В рассказе не дифференцировано еще собственно художественное, литературное письмо, однако глубокий разлом, с одной стороны, между общепринятыми социальными конвенциями, лишь уводящими от реальности (покупка книг из соображений благотворительности, трусливая формулировка «в пользу пострадавших от неурожая»), а с другой – истинным положением вещей, которое заключается во всевластии несчастья и смерти, подмечен по-толстовски точно. Из обилия метатекстовых деталей (чтение письма, газет, приобретение книг, учебники с детскими рисунками) вдруг появляется написанное «разъехавши[ми]ся в разные стороны каракул[ями]» (II. 42) имя будущей жертвы голода – Михаил Колесов. Имя Мишки не только опрокидывает газетную статистику, посвященную абстрактным «казанским мужикам», но проблематизирует статус Волкова. Характерно, что на этом месте фабула рассказа останавливается: все последующие несколько страниц текста отданы воспоминаниям молодого агронома о Мишке, которые оканчиваются возвращением Волкова в настоящее время повествования и произнесением слов, ставящих крест на социальной состоятельности главного героя: «Не может быть! – воскликнул опять Волков. – Не может этого быть!.. Коллекции, гербарии. “Кормовая свекловица”… Какая галиматья!» (II. 45).

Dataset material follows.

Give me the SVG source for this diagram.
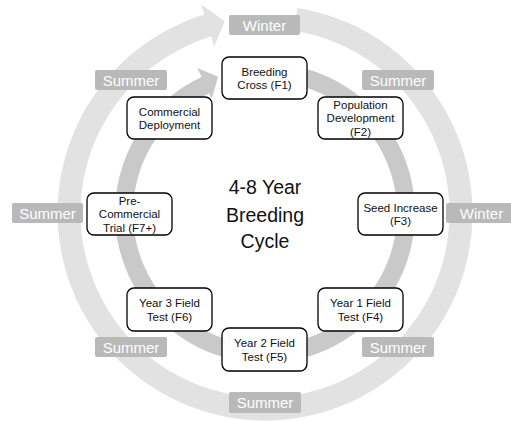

Бунинская металитературная рефлексия достигает нового уровня, когда в фокусе автора оказываются действительные книжные собрания. Начнем с известного описания библиотеки в «Антоновских яблоках» (1900). Рамкой библиотеки оказывается здесь нарративная ситуация уединения повествователя, проспавшего охоту и оставшегося в старой усадьбе в одиночестве121. «Когда случалось проспать охоту, отдых был особенно приятен. Проснешься и долго лежишь в постели. Во всем доме – тишина» (II. 167). Именно перед устранившимся ото всех героем разворачивается картина библиотеки. Она отчетливо экфрастична: рядом с книжными шкафами висят портреты их бывших владельцев. «Хорошие девушки и женщины жили когда-то в дворянских усадьбах! Их портреты глядят на меня со стены, аристократически-красивые головки в старинных прическах кротко и женственно опускают свои длинные ресницы на печальные и нежные глаза». (II. 168).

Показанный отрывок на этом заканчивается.